Stage Craft
Ghost's Caissie Levy breathes new life into the popular supernatural classic
Caissie Levy persistently describes herself as “lucky,” and you can see why: In a career that’s barely a decade long, she’s already played most of her favorite roles – in national tours, in London, and on Broadway – and even gone unplugged at Joe’s Pub. As Molly in Ghost: The Musical, in the West End, Levy sings songs tailored to fit her by Dave Stewart and Glen Ballard.
Clearly, though, the harder Levy works, the more “luck” she has. And while she’s peppy and fun when welcoming a guest backstage at the Lunt-Fontanne Theatre, it’s quickly apparent that her determination is as steely as her well-toned arms.
So if she started her first professional job – starring as Maureen in the national tour of Rent – one week after graduating from acting school, it’s because she treated auditions like a military campaign during her last semester at New York’s American Musical and Dramatic Academy.
“I’ve always been very ambitious and very focused when it comes to work,” Levy says. “I always – especially in those early years – felt that I had something to prove and that I was going to seize every opportunity I had. And that’s what I did. I didn’t really stop to think about how crazy it was. I think if I had, I maybe would have panicked.’”
She wasn’t even nervous, she says, when she made her first entrance in Rent, a show she’d grown up singing along with. “It’s funny how, over the years, when you learn more and more is at stake – that’s when the nerves kick in. You have more to lose. When you’re 21, and it’s your first job, and it’s a show you know all the words to anyways that everyone loves, you just think, ‘Okay, yeah, I’m gonna do this!’”
"Because Patrick Swayze and Demi Moore are so brilliant in those roles, we didn’t want to replicate what they did,” she says, “and luckily we were never forced to. They always wanted us to approach it with fresh eyes."
In a dressing room decorated with opening-night cards and gifts from Ghost fans, Levy’s pre-show routine includes “checking in with my voice,” along with stretching. She credits Pilates for the breath control for her singing and the stamina for a role that has her “running around the stage all the time” and dodging Ghost’s shifting sets and high-tech special effects.
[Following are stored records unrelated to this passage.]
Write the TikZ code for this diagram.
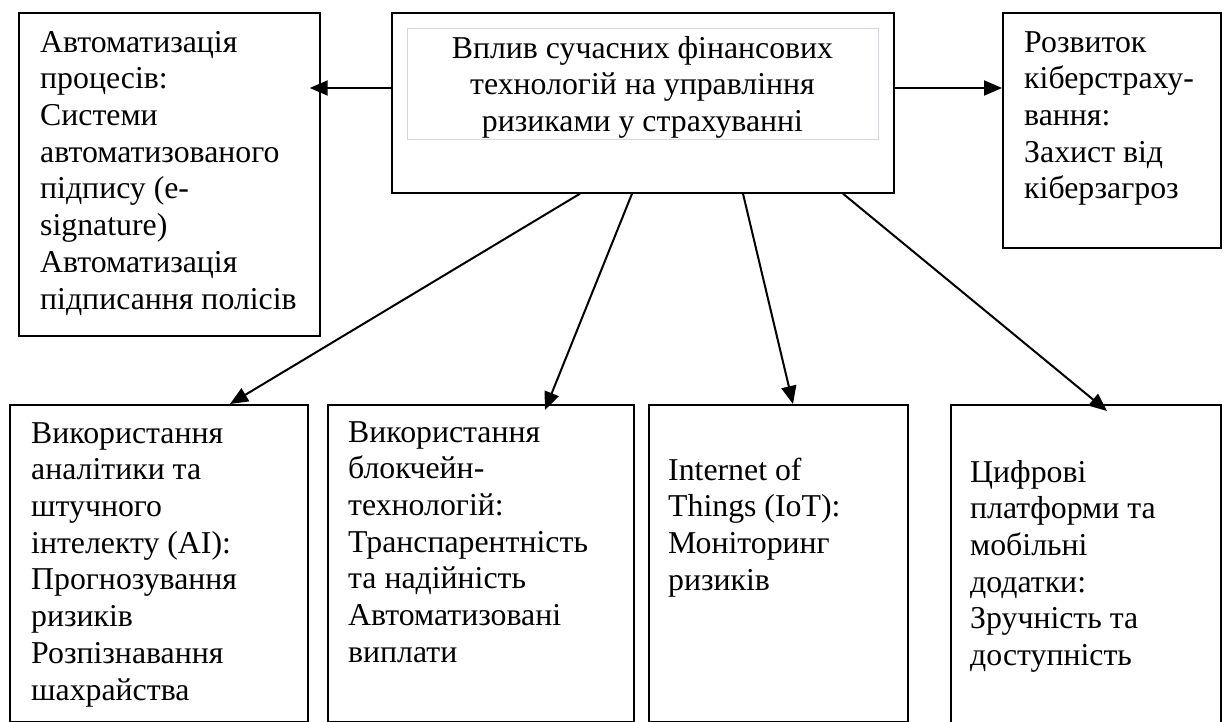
\documentclass[tikz,border=0pt]{standalone}
\usepackage{fontspec}
\setmainfont{Liberation Serif}
\usetikzlibrary{arrows.meta,calc}
\definecolor{framegray}{RGB}{214,214,224}
\begin{document}
\begin{tikzpicture}[x=1pt,y=-1pt,
  box/.style={draw=black,line width=1.7pt,anchor=north west,inner sep=0pt},
  txt/.style={anchor=north west,inner sep=0pt,align=left,font=\fontsize{31.8}{36.7}\selectfont},
  arr/.style={draw=black,line width=2pt,-{Triangle[length=18pt,width=15pt]}}]
\useasboundingbox (0,0) rectangle (1226,722);
% boxes
\node[box,minimum width=301pt,minimum height=323pt] (L) at (18,12) {};
\node[box,minimum width=502pt,minimum height=180pt] (C) at (391,12) {};
\node[draw=framegray,line width=0.8pt,anchor=north west,inner sep=0pt,minimum width=471pt,minimum height=111pt] (Cin) at (407,28) {};
\node[box,minimum width=218pt,minimum height=235pt] (R) at (1002,12) {};
\node[box,minimum width=298pt,minimum height=317pt] (B1) at (9,404) {};
\node[box,minimum width=306pt,minimum height=317pt] (B2) at (327,404) {};
\node[box,minimum width=259pt,minimum height=317pt] (B3) at (648,404) {};
\node[box,minimum width=270pt,minimum height=340pt] (B4) at (950,404) {};
% texts
\node[txt] (tL) at (40,26.3) {\strut Автоматизація\\процесів:\\Системи\\автоматизованого\\підпису (e-\\signature)\\Автоматизація\\підписання полісів};
\node[txt,anchor=north,align=center] (tC) at (642.5,32.3) {\strut Вплив сучасних фінансових\\технологій на управління\\ризиками у страхуванні};
\node[txt] (tR) at (1024,26.3) {\strut Розвиток\\кіберстраху-\\вання:\\Захист від\\кіберзагроз};
\node[txt] (t1) at (31,417.3) {\strut Використання\\аналітики та\\штучного\\інтелекту (AI):\\Прогнозування\\ризиків\\Розпізнавання\\шахрайства};
\node[txt] (t2) at (348,416.3) {\strut Використання\\блокчейн-\\технологій:\\Транспарентність\\та надійність\\Автоматизовані\\виплати};
\node[txt] (t3) at (668,454.3) {\strut Internet of\\Things (IoT):\\Моніторинг\\ризиків};
\node[txt] (t4) at (970,456.3) {\strut Цифрові\\платформи та\\мобільні\\додатки:\\Зручність та\\доступність};
% connector ends
\coordinate (eL) at ($(L.north east)+(-11,76)$);
\coordinate (eR) at ($(R.north west)+(0,76)$);
\coordinate (s1) at ($(C.south west)+(189,0)$);
\coordinate (s2) at ($(C.south west)+(241,0)$);
\coordinate (s3) at ($(C.south west)+(352,0)$);
\coordinate (s4) at ($(C.south west)+(452,0)$);
\coordinate (e1) at ($(B1.north west)+(221,0)$);
\coordinate (e2) at ($(B2.north west)+(218,6)$);
\coordinate (e3) at ($(B3.north west)+(145,0)$);
\coordinate (e4) at ($(B4.north west)+(157,7)$);
% connectors
\draw[arr] (C.west |- eL) -- (eL);
\draw[arr] (C.east |- eR) -- (eR);
\draw[arr] (s1) -- (e1);
\draw[arr] (s2) -- (e2);
\draw[arr] (s3) -- (e3);
\draw[arr] (s4) -- (e4);
\end{tikzpicture}
\end{document}
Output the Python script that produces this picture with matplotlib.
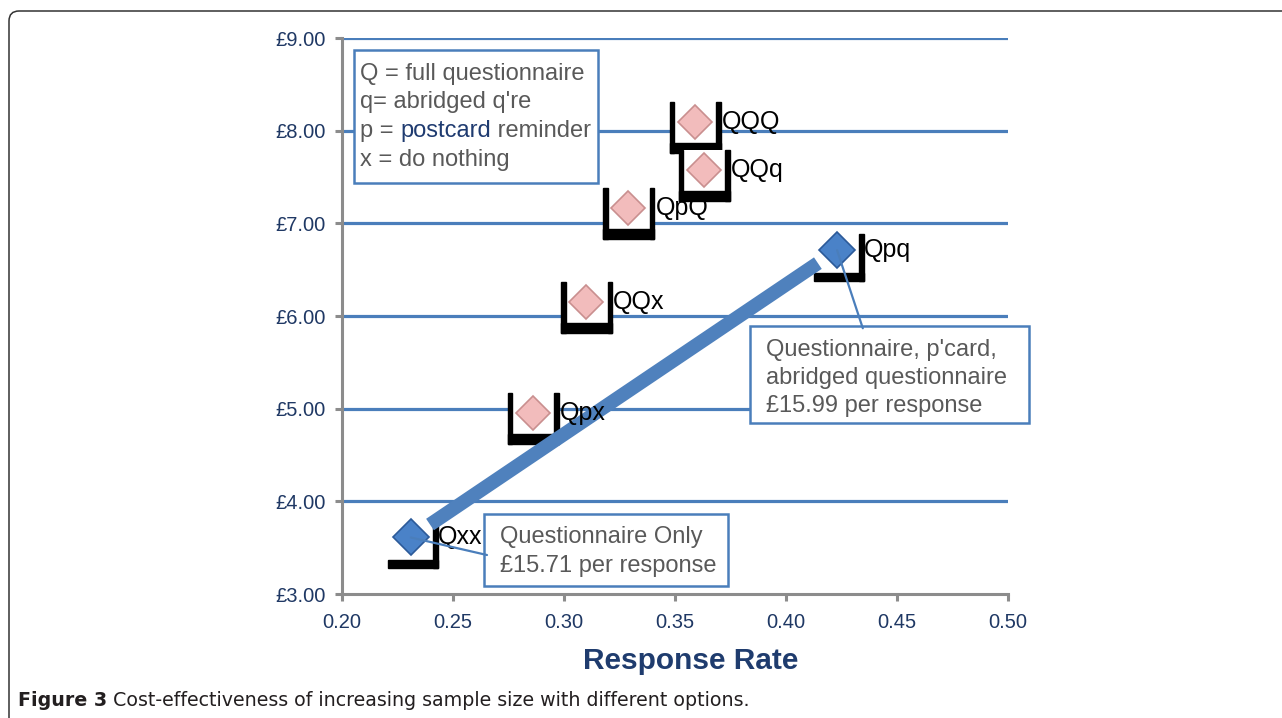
import matplotlib
matplotlib.use("Agg")
import matplotlib.pyplot as plt
import matplotlib.transforms as mtransforms
from matplotlib.patches import Rectangle, FancyBboxPatch

plt.rcParams['font.family'] = ['Liberation Sans', 'DejaVu Sans']

# data
labels = ['Qxx', 'Qpx', 'QQx', 'QpQ', 'QQQ', 'QQq', 'Qpq']
rate = [0.231, 0.286, 0.310, 0.329, 0.359, 0.363, 0.423]
cost = [3.61, 4.95, 6.15, 7.17, 8.09, 7.58, 6.71]
is_blue = [True, False, False, False, False, False, True]

x_ticks = [0.20, 0.25, 0.30, 0.35, 0.40, 0.45, 0.50]
y_ticks = [3, 4, 5, 6, 7, 8, 9]

grid_blue = "#4a7ebb"
navy = "#1f3864"
gray_txt = "#595959"

fig = plt.figure(figsize=(12.82, 7.18), dpi=100)
ax = fig.add_axes([342/1282, 1 - 594/718, 666/1282, 556/718])
ax.set_xlim(0.20, 0.50)
ax.set_ylim(3, 9)

# horizontal gridlines
for yv in y_ticks[1:]:
    ax.axhline(yv, color=grid_blue, lw=2.3, zorder=0)

for s in ['top', 'right']:
    ax.spines[s].set_visible(False)
for s in ['left', 'bottom']:
    ax.spines[s].set_color("#8c8c8c")
    ax.spines[s].set_linewidth(2.2)
    ax.spines[s].set_zorder(1)

ax.set_xticks(x_ticks)
ax.set_xticklabels(["%.2f" % v for v in x_ticks])
ax.set_yticks(y_ticks)
ax.set_yticklabels(["£%.2f" % v for v in y_ticks])
ax.tick_params(axis='both', direction='out', length=5, width=2.2, color="#8c8c8c",
               labelsize=14.5, labelcolor=navy)
ax.tick_params(axis='y', pad=7)
ax.tick_params(axis='x', pad=9)

ax.set_xlabel("Response Rate", fontsize=21.5, fontweight='bold', color="#1f3c6e")
ax.xaxis.set_label_coords(0.524, -0.095)

# black label "brackets" behind each point (white fill hides grid)
for xv, yv, blue in zip(rate, cost, is_blue):
    tr = fig.dpi_scale_trans + mtransforms.ScaledTranslation(xv, yv, ax.transData)
    if blue:
        ax.add_patch(Rectangle((-0.23, -0.31), 0.50, 0.08, transform=tr, color='black', zorder=2))
        ax.add_patch(Rectangle((0.22, -0.31), 0.05, 0.47, transform=tr, color='black', zorder=2))
    else:
        ax.add_patch(Rectangle((-0.24, -0.30), 0.50, 0.50, transform=tr, facecolor='white',
                               edgecolor='none', zorder=2))
        ax.add_patch(Rectangle((-0.25, -0.31), 0.045, 0.51, transform=tr, color='black', zorder=2))
        ax.add_patch(Rectangle((-0.25, -0.31), 0.51, 0.10, transform=tr, color='black', zorder=2))
        ax.add_patch(Rectangle((0.215, -0.31), 0.045, 0.51, transform=tr, color='black', zorder=2))

# trend line between the two blue options
bx = [xv for xv, b in zip(rate, is_blue) if b]
by = [yv for yv, b in zip(cost, is_blue) if b]
t0, t1 = 0.045, 0.955
ax.plot([bx[0] + t0*(bx[1]-bx[0]), bx[0] + t1*(bx[1]-bx[0])],
        [by[0] + t0*(by[1]-by[0]), by[0] + t1*(by[1]-by[0])],
        color="#4f81bd", lw=10, solid_capstyle='butt', zorder=3)

# markers
for xv, yv, blue in zip(rate, cost, is_blue):
    if blue:
        ax.plot(xv, yv, marker='D', ms=18.5, mfc="#4a82c8", mec="#2c5a99", mew=1.2, zorder=4)
    else:
        ax.plot(xv, yv, marker='D', ms=17, mfc="#f2bcbc", mec="#c98f8f", mew=1.2, zorder=4)

for xv, yv, lab in zip(rate, cost, labels):
    ax.annotate(lab, (xv, yv), xytext=(19.5, 0), textcoords='offset points',
                fontsize=18, color='black', va='center', ha='left', zorder=5)

# key box
ax.add_patch(Rectangle((0.018, 0.739), 0.366, 0.239, transform=ax.transAxes, facecolor='white',
                       edgecolor=grid_blue, lw=1.8, zorder=6))
ax.text(0.027, 0.935, "Q = full questionnaire", transform=ax.transAxes, fontsize=17,
        color=gray_txt, va='center', zorder=7)
ax.text(0.027, 0.885, "q= abridged q're", transform=ax.transAxes, fontsize=17,
        color=gray_txt, va='center', zorder=7)
t = ax.text(0.027, 0.833, "p = ", transform=ax.transAxes, fontsize=17,
            color=gray_txt, va='center', zorder=7)
t2 = ax.annotate("postcard", xy=(1, 0.5), xycoords=t, fontsize=17, color="#1f3b70",
                 va='center', ha='left', zorder=7)
ax.annotate(" reminder", xy=(1, 0.5), xycoords=t2, fontsize=17, color=gray_txt,
            va='center', ha='left', zorder=7)
ax.text(0.027, 0.781, "x = do nothing", transform=ax.transAxes, fontsize=17,
        color=gray_txt, va='center', zorder=7)

# callout boxes
ax.add_patch(Rectangle((0.213, 0.0144), 0.367, 0.130, transform=ax.transAxes, facecolor='white',
                       edgecolor=grid_blue, lw=1.8, zorder=6))
ax.text(0.237, 0.1025, "Questionnaire Only", transform=ax.transAxes, fontsize=17,
        color=gray_txt, va='center', zorder=7)
ax.text(0.237, 0.050, "£15.71 per response", transform=ax.transAxes, fontsize=17,
        color=gray_txt, va='center', zorder=7)
ax.annotate("", xy=(bx[0], by[0]), xytext=(0.2177, 0.0701), textcoords=ax.transAxes,
            arrowprops=dict(arrowstyle='-', color=grid_blue, lw=1.6, shrinkA=0, shrinkB=0),
            zorder=6)

ax.add_patch(Rectangle((0.613, 0.3076), 0.4185, 0.1744, transform=ax.transAxes, facecolor='white',
                       edgecolor=grid_blue, lw=1.8, zorder=6, clip_on=False))
for yy, line in zip([0.439, 0.388, 0.338],
                    ["Questionnaire, p'card,", "abridged questionnaire", "£15.99 per response"]):
    ax.text(0.637, yy, line, transform=ax.transAxes, fontsize=17, color=gray_txt,
            va='center', zorder=7)
ax.annotate("", xy=(bx[1], by[1]), xytext=(0.782, 0.478), textcoords=ax.transAxes,
            arrowprops=dict(arrowstyle='-', color=grid_blue, lw=1.6, shrinkA=0, shrinkB=0),
            zorder=7)

# outer frame and caption
fig.patches.append(FancyBboxPatch((0.09, -0.3), 13.2, 7.37, boxstyle="round,pad=0,rounding_size=0.1",
                                  transform=fig.dpi_scale_trans, facecolor='none',
                                  edgecolor="#333333", lw=1.1))
cap = fig.text(18/1282, 1 - 700/718, "Figure 3", fontsize=13.7, fontweight='bold',
               family='DejaVu Sans', va='center', color="#231f20")
ax.annotate(" Cost-effectiveness of increasing sample size with different options.",
            xy=(1, 0.5), xycoords=cap, fontsize=13.7, va='center', ha='left',
            family='DejaVu Sans', color="#231f20", annotation_clip=False)

fig.savefig("out.png", dpi=100)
Add in six costume changes and prepping the clay for Ghost’s famous pottery scene, and she’s “up and down these stairs like a mad person.”
Indeed, while co-star Richard Fleeshman is built like an action figure, Levy easily keeps pace with him, just as she more than holds her own in the least flashy – and therefore most difficult – of Ghost’s four principal roles. Molly could easily become merely a sad, pretty girl, but Levy researched the stages of grief and, with director Matthew Warchus, found “the appropriate moments to infuse those emotions into the scene work, so that it didn’t become a one-note thing.”
“Molly is the mirror for the audience,” the Ontario native says, “because they’re sort of in that same position, where we’re skeptical. We don’t want to believe. I feel like I have a kinship with the audience in that way. If it were real life, every single person in the audience would be in Molly’s shoes.”
Levy and Fleeshman strenuously avoid reruns of the Ghost movie on TV. “Because Patrick Swayze and Demi Moore are so brilliant in those roles, we didn’t want to replicate what they did,” she says, “and luckily we were never forced to. They always wanted us to approach it with fresh eyes.”
Even Molly’s stage wig is inspired by Levy’s own hairstyle. “Thank God, because I don’t think I’d look good with that Demi Moore bob,” she muses.
A “huge sing,” Ghost is a musical challenge, too. “Now that I’ve been singing it for about a year and a half, eight shows a week, it’s very much in my body,” Levy says. Much the way she shaped Molly’s emotional character, she sought variety in her music, too, reserving her “beltress” for select outbursts.
Looming on Levy’s horizon is the “long overdue” exploration of a TV and film career. She’d love to do another gig at Joe’s Pub, too, but for now, she’s doing her utmost to ensure that Ghost enjoys a long Broadway run.
“Ultimately we want the audience to be wowed by all the technology,,” she says, “but we want them to focus on the story, which is what does happen each night. I mean, they don’t cry because the walls move, they cry because Molly and Sam are together. As long as we hit that home and the scenery works, we’re good to go!”